DANA MILBANK: Establishment's relation politics prevails in House leader vote


"I hear you,” President Barack Obama said to the voters who gave Democrats an electoral drubbing in Tuesday’s midterm elections.

But their message went in one presidential ear and out the other.

The Republican victory was a political earthquake, giving the opposition party control of the Senate, expanding its House majority to a level not seen in generations and burying Democratic gubernatorial candidates.

Yet when Obama fielded questions for an hour Wednesday afternoon, he spoke as if Tuesday had been but a minor irritation.

Obama declared that he would continue with plans for executive orders to expand legal status to undocumented immigrants  – even though, minutes before Obama’s news conference, Senate Republican leader Mitch McConnell said that would be “like waving a red flag in front of a bull.”

About the closest Obama got to a concession was offering to have some Kentucky bourbon with McConnell (he had once joked about how unpleasant a drink with McConnell would be) and “letting (House Speaker) John Boehner beat me again at golf.”

President George W. Bush was rarely one to admit error, but on the day after the midterm “thumpin’” Republicans received eight years ago, he responded dramatically. Bush announced the ouster of defense chief Donald Rumsfeld and set in motion a new Iraq policy. He also offered a frank acknowledgment that everything had changed: “The election’s over and the Democrats won, and now we’re going to work together for two years to accomplish big objectives for the country.”

Obama was blase by comparison. “Obviously, Republicans had a good night,” he said, but “beyond that, I’ll leave it to all of you and the professional pundits to pick through yesterday’s results.”

It’s true that voters are disgusted with both parties, but they were particularly unhappy with Obama. Indeed, Tuesday’s returns did not trouble Obama greatly, he said. “There are times when you’re a politician and you’re disappointed with election results,” he said. “But maybe I’m just getting older. I don’t know. It doesn’t make me mopey.”

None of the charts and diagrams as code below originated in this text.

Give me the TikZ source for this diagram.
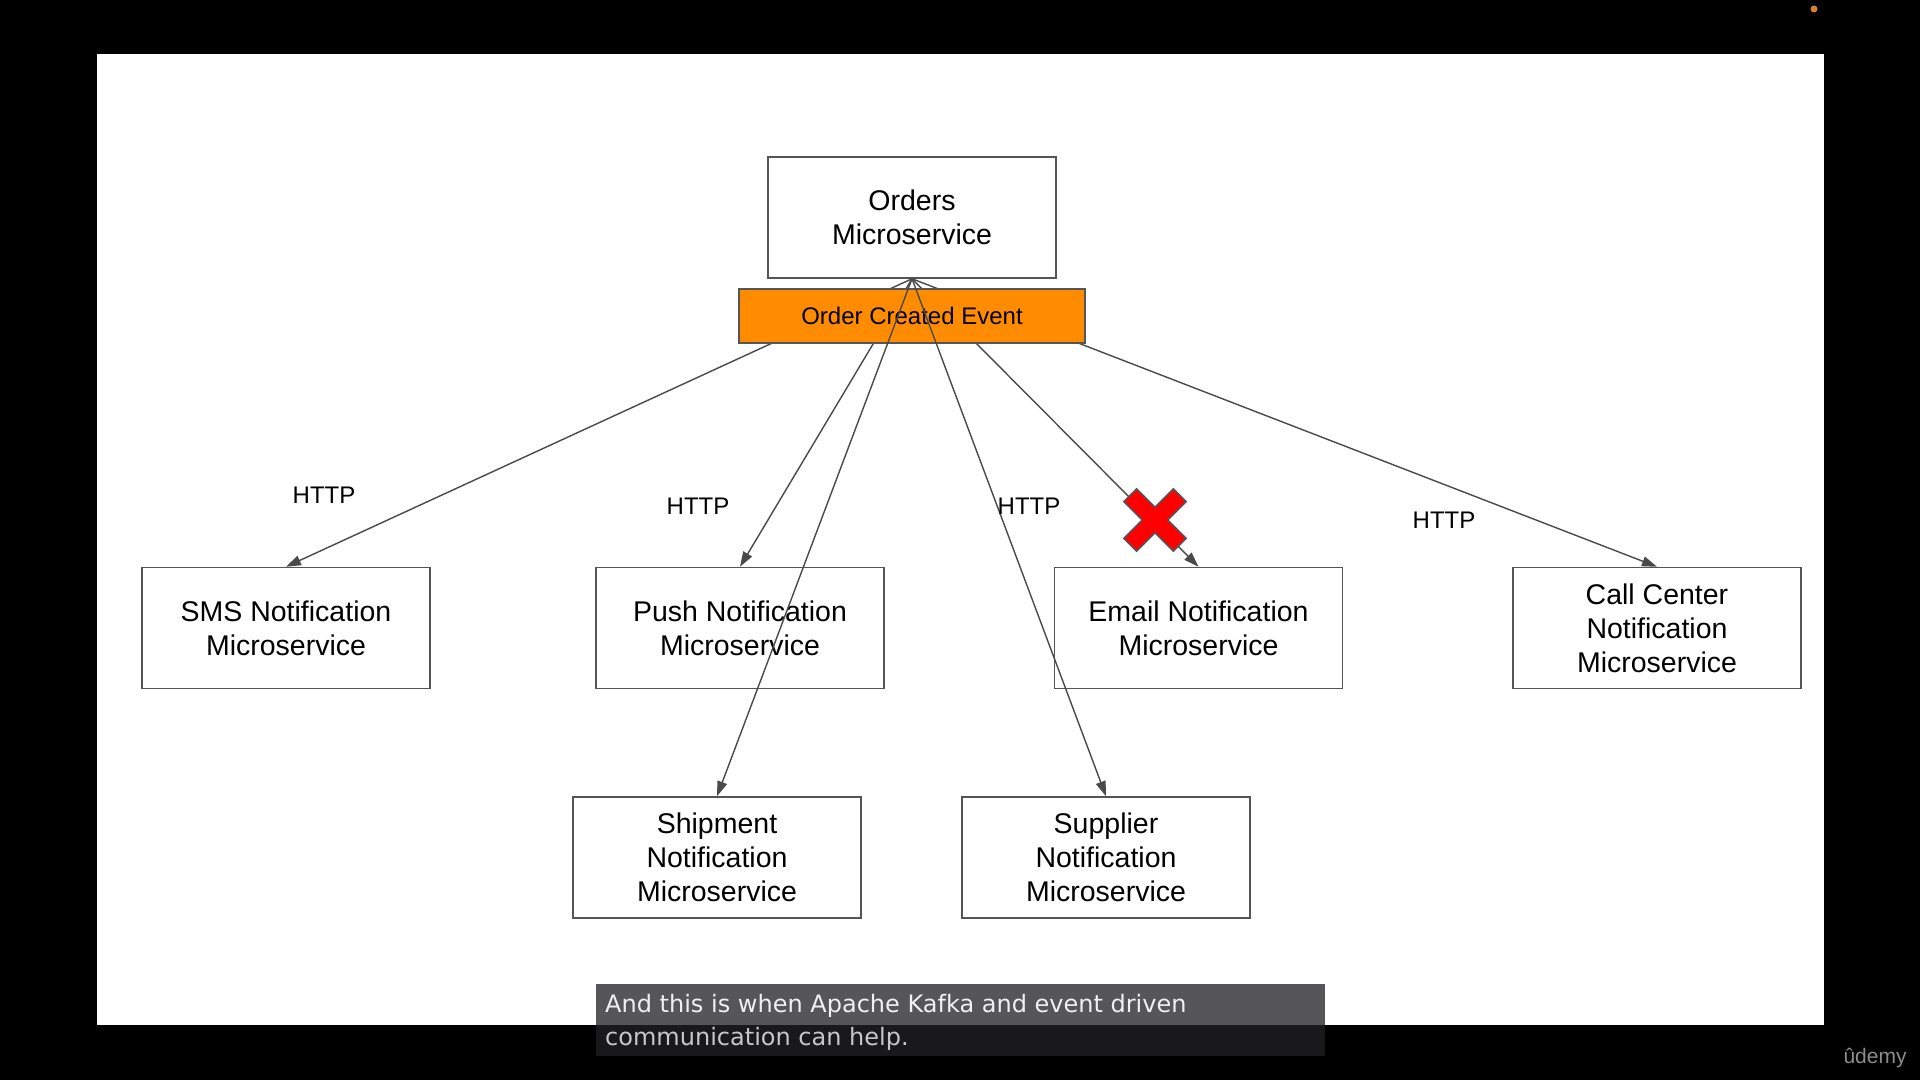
\documentclass[tikz,border=0pt]{standalone}
\usepackage{fontspec}
\setmainfont{Liberation Sans}
\newfontfamily\capfont{DejaVu Sans}
\usetikzlibrary{arrows.meta}

\definecolor{linegray}{HTML}{4A4A4A}
\definecolor{boxgray}{HTML}{555555}
\definecolor{eventorange}{HTML}{FF8C00}
\definecolor{capbg}{RGB}{34,34,38}
\definecolor{dotorange}{HTML}{D9822B}

\begin{document}
\begin{tikzpicture}[
  x=1pt, y=-1pt,
  service/.style={rectangle, draw=boxgray, line width=1.5pt, fill=white, minimum width=288pt, minimum height=121pt, align=center, font=\fontsize{28.5}{34}\selectfont},
  event/.style={rectangle, draw=boxgray, line width=1.5pt, fill=eventorange, minimum width=346pt, minimum height=54pt, font=\fontsize{24}{28}\selectfont},
  link/.style={draw=linegray, line width=1.4pt, -{Triangle[length=15pt,width=10pt]}},
  proto/.style={font=\fontsize{24}{28}\selectfont}
]
\useasboundingbox (0,0) rectangle (1920,1080);
\fill[black] (0,0) rectangle (1920,1080);
\fill[white] (97,54) rectangle (1824,1025);

% services
\node[service] (orders) at (912,217.5) {Orders\\Microservice};
\node[service] (sms) at (286,628) {SMS Notification\\Microservice};
\node[service] (push) at (740,628) {Push Notification\\Microservice};
\node[service] (email) at (1198.5,628) {Email Notification\\Microservice};
\node[service] (callcenter) at (1657,628) {Call Center\\Notification\\Microservice};
\node[service] (shipment) at (717,857.5) {Shipment\\Notification\\Microservice};
\node[service] (supplier) at (1106,857.5) {Supplier\\Notification\\Microservice};

% http calls, behind the event box
\draw[link] (orders.south) -- (sms.north);
\draw[link] (orders.south) -- (push.north);
\draw[link] (orders.south) -- (email.north);
\draw[link] (orders.south) -- (callcenter.north);

\node[event] (created) at (912,316) {Order Created Event};

\draw[link] (orders.south) -- (shipment.north);
\draw[link] (orders.south) -- (supplier.north);

\node[proto] (http1) at (324,495) {HTTP};
\node[proto] (http2) at (698,506) {HTTP};
\node[proto] (http3) at (1029,506) {HTTP};
\node[proto] (http4) at (1444,520) {HTTP};

% failed call
\filldraw[fill=red, draw=boxgray, line width=1.5pt, shift={(1155,520)}, rotate=45]
  (9,35) -- (9,9) -- (35,9) -- (35,-9) -- (9,-9) -- (9,-35) -- (-9,-35)
  -- (-9,-9) -- (-35,-9) -- (-35,9) -- (-9,9) -- (-9,35) -- cycle;

% subtitle and player marks
\fill[capbg, fill opacity=0.76] (596,984) rectangle (1325,1056);
\node[anchor=base west, inner sep=0pt, font=\capfont\fontsize{24}{33}\selectfont, text=white!94!black] (cap1) at (605,1012) {And this is when Apache Kafka and event driven};
\node[anchor=base west, inner sep=0pt, font=\capfont\fontsize{24}{33}\selectfont, text=white!78!black] (cap2) at (605,1045) {communication can help.};
\node[font=\fontsize{21}{24}\selectfont, text=white!55!black] (logo) at (1875,1058) {ûdemy};
\fill[dotorange] (1814,9) circle (3.5);
\end{tikzpicture}
\end{document}
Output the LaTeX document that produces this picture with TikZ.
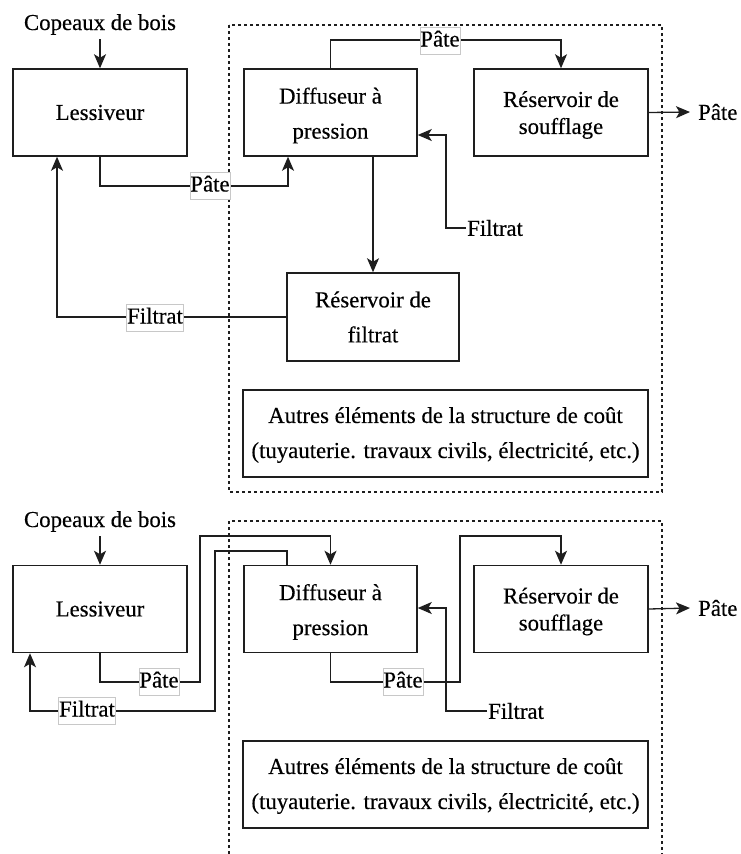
\documentclass[tikz,border=0pt]{standalone}
\usepackage{fontspec}
\setmainfont{Liberation Serif}[FakeBold=0.35]
\usetikzlibrary{arrows.meta}
\definecolor{ink}{RGB}{30,30,30}
\definecolor{lblframe}{RGB}{200,200,200}
\tikzset{
  base/.style={font=\fontsize{22.8}{35}\selectfont, text=black},
  box/.style={draw=ink, line width=1.5pt, inner sep=0pt,
              minimum width=174pt, minimum height=87pt},
  boxtext/.style={base, align=center, inner sep=0pt},
  conn/.style={draw=ink, line width=1.3pt},
  arr/.style={conn, -{Stealth[length=14pt,width=12pt,inset=3.5pt]}},
  lbl/.style={base, fill=white, draw=lblframe, line width=0.6pt,
              inner xsep=0.5pt, inner ysep=3pt, text height=16pt, text depth=5pt},
  txt/.style={base, inner sep=1pt},
  group/.style={draw=ink, line width=1.1pt, dash pattern=on 3pt off 3pt},
}
\begin{document}
\begin{tikzpicture}[x=1pt,y=-1pt]
\useasboundingbox (0,0) rectangle (741,854);

% ---------------- upper scheme ----------------
\draw[group] (229,25) rectangle (662,492);

\node[txt, anchor=base] (cop1) at (100,30) {Copeaux de bois};

\node[box] (less1) at (100,112.5) {};
\node[boxtext] (less1t) at (less1.center) {Lessiveur};
\node[box, minimum width=173pt] (diff1) at (330.5,112.5) {};
\node[boxtext, yshift=-3pt] (diff1t) at (diff1.center) {Diffuseur à\\pression};
\node[box] (souf1) at (561,112.5) {};
\node[boxtext, font=\fontsize{22.8}{27}\selectfont, yshift=-2.5pt] (souf1t) at (souf1.center)
  {Réservoir de\\soufflage};
\node[box, minimum width=172pt, minimum height=88pt] (filt1) at (373,317) {};
\node[boxtext] (filt1t) at (filt1.center) {Réservoir de\\filtrat};
\node[box, minimum width=405pt] (other1) at (445.5,433.5) {};
\node[boxtext, yshift=-1.5pt] (other1t) at (other1.center)
  {Autres éléments de la structure de coût\\(tuyauterie. travaux civils, électricité, etc.)};

\node[txt, anchor=west] (filin1) at (466,228) {Filtrat};
\node[txt, anchor=west] (out1) at (697,112) {Pâte};

\draw[arr] ([yshift=-3pt]cop1.south) -- (less1.north);
\draw[arr] (less1.south) -- (100,186) -- (288,186) -- ([xshift=-42.5pt]diff1.south);
\draw[arr] (diff1.north) -- (330.5,40) -- (561,40) -- (souf1.north);
\draw[arr] (filin1.west) -- (446,228) -- (446,135) -- ([yshift=-22.5pt]diff1.east);
\draw[arr] ([xshift=42.5pt]diff1.south) -- (filt1.north);
\draw[arr] (filt1.west) -- (57,317) -- ([xshift=-43pt]less1.south);
\draw[arr] (souf1.east) -- ([xshift=-7pt]out1.west);

\node[lbl] (lp1) at (210,186) {Pâte};
\node[lbl] (lp2) at (440,41) {Pâte};
\node[lbl] (lf1) at (155,318) {Filtrat};

% ---------------- lower scheme ----------------
\draw[group] (229,854) -- (229,521) -- (662,521) -- (662,854);

\node[txt, anchor=base] (cop2) at (100,527) {Copeaux de bois};

\node[box] (less2) at (100,609) {};
\node[boxtext] (less2t) at (less2.center) {Lessiveur};
\node[box, minimum width=173pt] (diff2) at (330.5,609) {};
\node[boxtext, yshift=-3pt] (diff2t) at (diff2.center) {Diffuseur à\\pression};
\node[box] (souf2) at (561,609) {};
\node[boxtext, font=\fontsize{22.8}{27}\selectfont, yshift=-2.5pt] (souf2t) at (souf2.center)
  {Réservoir de\\soufflage};
\node[box, minimum width=405pt] (other2) at (445.5,784.5) {};
\node[boxtext, yshift=-1.5pt] (other2t) at (other2.center)
  {Autres éléments de la structure de coût\\(tuyauterie. travaux civils, électricité, etc.)};

\node[txt, anchor=west] (filin2) at (487,711) {Filtrat};
\node[txt, anchor=west] (out2) at (697,608) {Pâte};

\draw[arr] ([yshift=-3pt]cop2.south) -- (less2.north);
\draw[arr] (less2.south) -- (100,682) -- (200,682) -- (200,536) -- (330.5,536) -- (diff2.north);
\draw[arr] ([xshift=-43.5pt]diff2.north) -- (287,551) -- (215,551) -- (215,711) -- (30,711)
  -- ([xshift=-70pt]less2.south);
\draw[arr] (diff2.south) -- (330.5,682) -- (460,682) -- (460,536) -- (561,536) -- (souf2.north);
\draw[arr] (filin2.west) -- (446,711) -- (446,608) -- ([yshift=1pt]diff2.east);
\draw[arr] (souf2.east) -- ([xshift=-7pt]out2.west);

\node[lbl] (lp3) at (159,682) {Pâte};
\node[lbl] (lf2) at (87,711) {Filtrat};
\node[lbl] (lp4) at (403,682) {Pâte};
\end{tikzpicture}
\end{document}
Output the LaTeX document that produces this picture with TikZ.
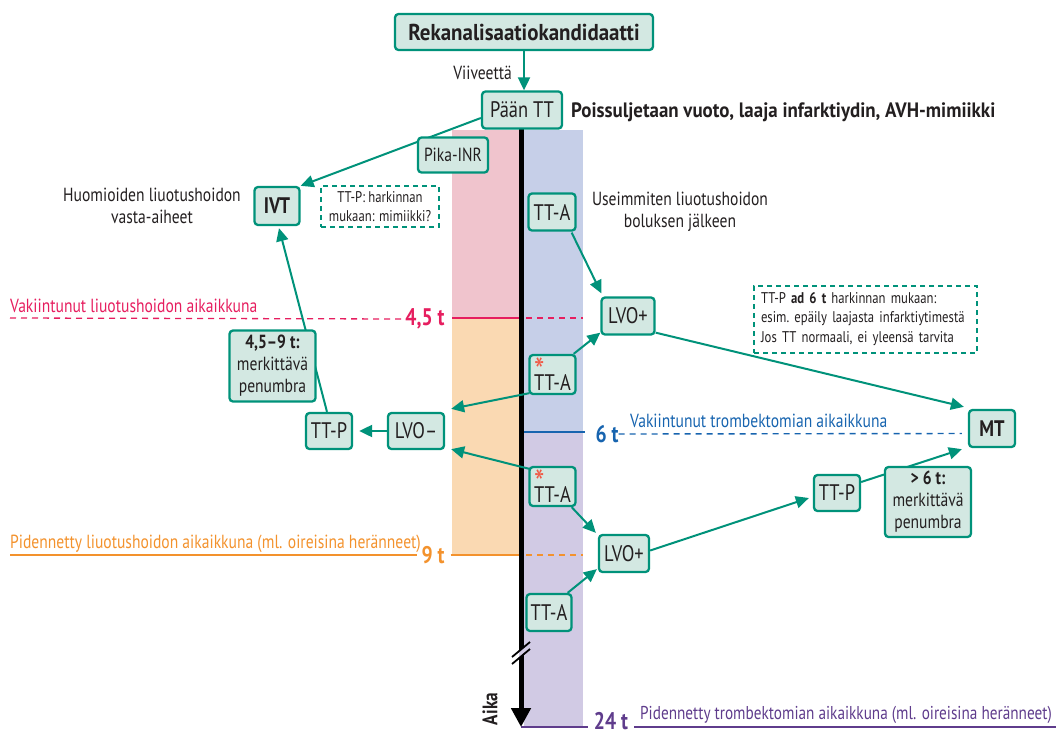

Reporters tried, with little success, to elicit any hint of a new direction from Obama. Fox News’ Ed Henry pointed out the obvious: “I haven’t heard you say a specific thing during this news conference that you would do differently.”

Obama restated his passive stance, saying it would be “premature” to talk about changing personnel or policies. “What I’d like to do is to hear from the Republicans.”

NPR’s Scott Horsley gave a last try, asking Obama whether he saw “some shortcoming on your part” because Democratic policies fared better than Democratic candidates. Obama replied in the conditional: “If the way we are talking about issues isn’t working, then I’m going to try some different things.”

But after Tuesday, it’s no longer a question of “if.”